Asiya (name changed), who sat in protest in a tent in Gezi Park, almost since the first protests began in late May, put it this way, "As women and as residents of Istanbul, we want access to our streets and parks. We want our city to be protected against vested interests. The Gezi Park struggle symbolises this desire." She smiled as she said this. When I asked whether she feared for her life, she smiled again, "We have been here for two weeks and have been able to keep the police out of Gezi Park for over a fortnight. That in itself is a big accomplishment. Despite Erdogan's threats, I feel very safe here."

A member of the Istanbul Feminist Association echoed Asiya, "We are against patriarchy and capitalism. This government represents both." She did not see the struggle as a repeat of Cairo's Tahrir Square demonstrations of 2011, preferring to compare it with the popular uprisings in Greece after the imposition of austerity measures. As for the prime minister, she was dismissive, "Many of his famous '50 per cent' supporters were with us. He kept threatening us, but this movement cannot die because it is about every person's right to the city. Already our resistance has dented Erdogan's authority; exposed his repressive, anti-democratic character."

She estimated that at least 50,000 people were present at some point or other in the Gezi Park during the stand-off. They comprised a loose coalition of 150-odd groups, ranging from professional bodies and commercial associations to feminists, LBGT activists, trade unions and left-wing intellectuals. A collective, the Takshim Solidarity Platform, generated regular bulletins on events. Women were conspicuous - not just by their presence but their activism. Some more elderly made it a point to visit every day, bearing small gifts of food or quilts to make life a bit easier for "these youngsters who are suffering for all of us", as one woman put it.

While their critics termed them as "picknickers", the protestors showed their resilience in facing up to pepper gas, water canons, tear gas, sound grenades, and bullets - both live and plastic. Some among them were killed, many more wounded, yet they continued their essentially non-violent protest against the Recep Tayyip Erdogan government's bulldozers and bullets, inspiring those in other Turkish cities to rally around in support.

To keep their spirits going and motivate themselves, they adopted creative practices. Gezi Park, despite the numbers there, was free of litter and every corner of it was enlivened by buntings, posters and flags, as well as impromptu photo exhibitions reliving each day of the uprising. An overturned and wrecked, grafitti-marked police vehicle stood at the entrance to the park, as if to mock the armed might of the state.

There was also a lot of dancing, clapping and singing - mostly in Turkish. But a widely circulating video clip showed a choir of protestors singing the signature score, 'Do you hear the people singing…' from Tom Hooper's award-winning 'Les Miserables'. Then there was a German who drove a massive piano down to the venue in solidarity and played through the night in one famous instance.

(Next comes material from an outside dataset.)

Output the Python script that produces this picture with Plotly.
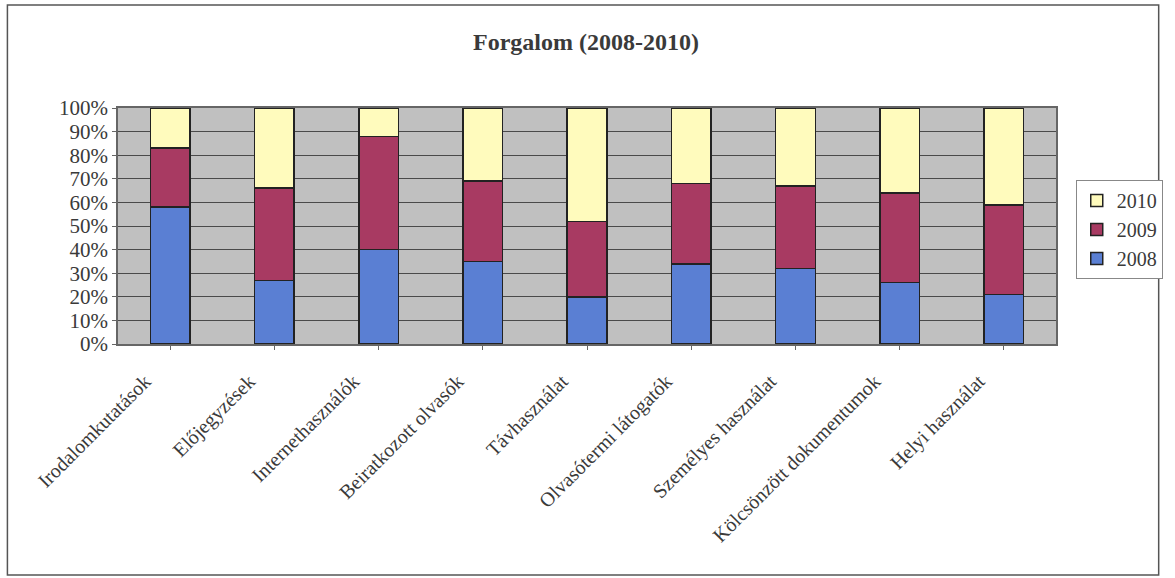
import plotly.graph_objects as go

categories = ["Irodalomkutatások", "Előjegyzések", "Internethasználók", "Beiratkozott olvasók",
              "Távhasználat", "Olvasótermi látogatók", "Személyes használat",
              "Kölcsönzött dokumentumok", "Helyi használat"]
y2008 = [58, 27, 40, 35, 20, 34, 32, 26, 21]
y2009 = [25, 39, 48, 34, 32, 34, 35, 38, 38]
y2010 = [17, 34, 12, 31, 48, 32, 33, 36, 41]
yticks = [0, 10, 20, 30, 40, 50, 60, 70, 80, 90, 100]
yticklabels = [f"{v}%" for v in yticks]

FONT = "Liberation Serif, Times New Roman, serif"
series = [("2008", y2008, "#5a7fd3"), ("2009", y2009, "#a83a62"), ("2010", y2010, "#fffbbd")]

fig = go.Figure()
for name, vals, col in series:
    fig.add_trace(go.Bar(x=categories, y=vals, name=name, marker_color=col,
                         marker_line_color="#222222", marker_line_width=1.5))

W, H = 1175, 578
L, R, T, B = 118, 1068, 108, 344
pw, ph = R - L, B - T


def px(x):
    return (x - L) / pw


def py(y):
    return (B - y) / ph


fig.update_layout(
    width=W, height=H,
    barmode="stack", barnorm="percent", bargap=0.62,
    paper_bgcolor="white", plot_bgcolor="#c0c0c0",
    margin=dict(l=L, r=W - R, t=T, b=H - B, pad=0),
    font=dict(family=FONT, color="#3a3a3a", size=20),
    title=dict(text="<b>Forgalom (2008-2010)</b>", x=px(592), xref="paper",
               xanchor="center", y=1 - 42 / H, yanchor="middle",
               font=dict(family=FONT, size=24, color="#3a3a3a")),
    legend=dict(x=px(1088), y=py(180), xanchor="left", yanchor="top",
                traceorder="reversed", bordercolor="#888888", borderwidth=1,
                bgcolor="white", font=dict(family=FONT, size=20, color="#3a3a3a"),
                itemwidth=30),
    showlegend=True,
)
fig.update_xaxes(showgrid=False, showline=True, linecolor="#666666", linewidth=1.5,
                 mirror=True, ticks="outside", ticklen=4, tickcolor="#666666",
                 tickangle=-45, ticklabelshift=-25, ticklabelstandoff=12,
                 tickfont=dict(family=FONT, size=20, color="#3a3a3a"))
fig.update_yaxes(range=[0, 100], tickvals=yticks, ticktext=yticklabels,
                 showgrid=True, gridcolor="#4a4a4a", gridwidth=1.2,
                 showline=True, linecolor="#666666", linewidth=1.5, mirror=True,
                 ticks="outside", ticklen=4, tickcolor="#666666",
                 tickfont=dict(family=FONT, size=21, color="#3a3a3a"), zeroline=False)
fig.add_shape(type="rect", xref="paper", yref="paper",
              x0=px(6), x1=px(1172), y0=py(575), y1=py(5),
              line=dict(color="#555555", width=1.5), fillcolor="rgba(0,0,0,0)", layer="below")
fig.write_html("out.html", config={"displayModeBar": False},
               post_script="document.body.style.margin='0';document.body.style.overflow='hidden';")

As in much of the world, including India, social media proved to be a thorn in the flesh of the authorities by expediting the projection of images and words from ground zero with quicksilver speed. The Erdogan government cracked down hard on the mainstream media, imposing fines on private television companies daring to show protest footage and arresting foreign journalists. But countering Twitter and Facebook proved more daunting.

While Erdogan may pride himself on having successfully quelled the uprising through a mixture of ugly repression and faint attempts at conciliation, the Taksim Square-Gezi Park struggle will go down in Turkish history as an important marker. It will be a reminder that the suzerainty of the Ottamans may have ended, but there are many who aspire for the total control they once exercised; that Mustafa Kemal Ataturk may feature on currency notes but the democratic project he espoused is still unfinished and has, over the years, only assumed more dimensions, including environmental ones. As for the term 'Young Turks', it has gained a whole new meaning. Many of the young Turks who participated in this uprising will certainly go on to preside over the country's future.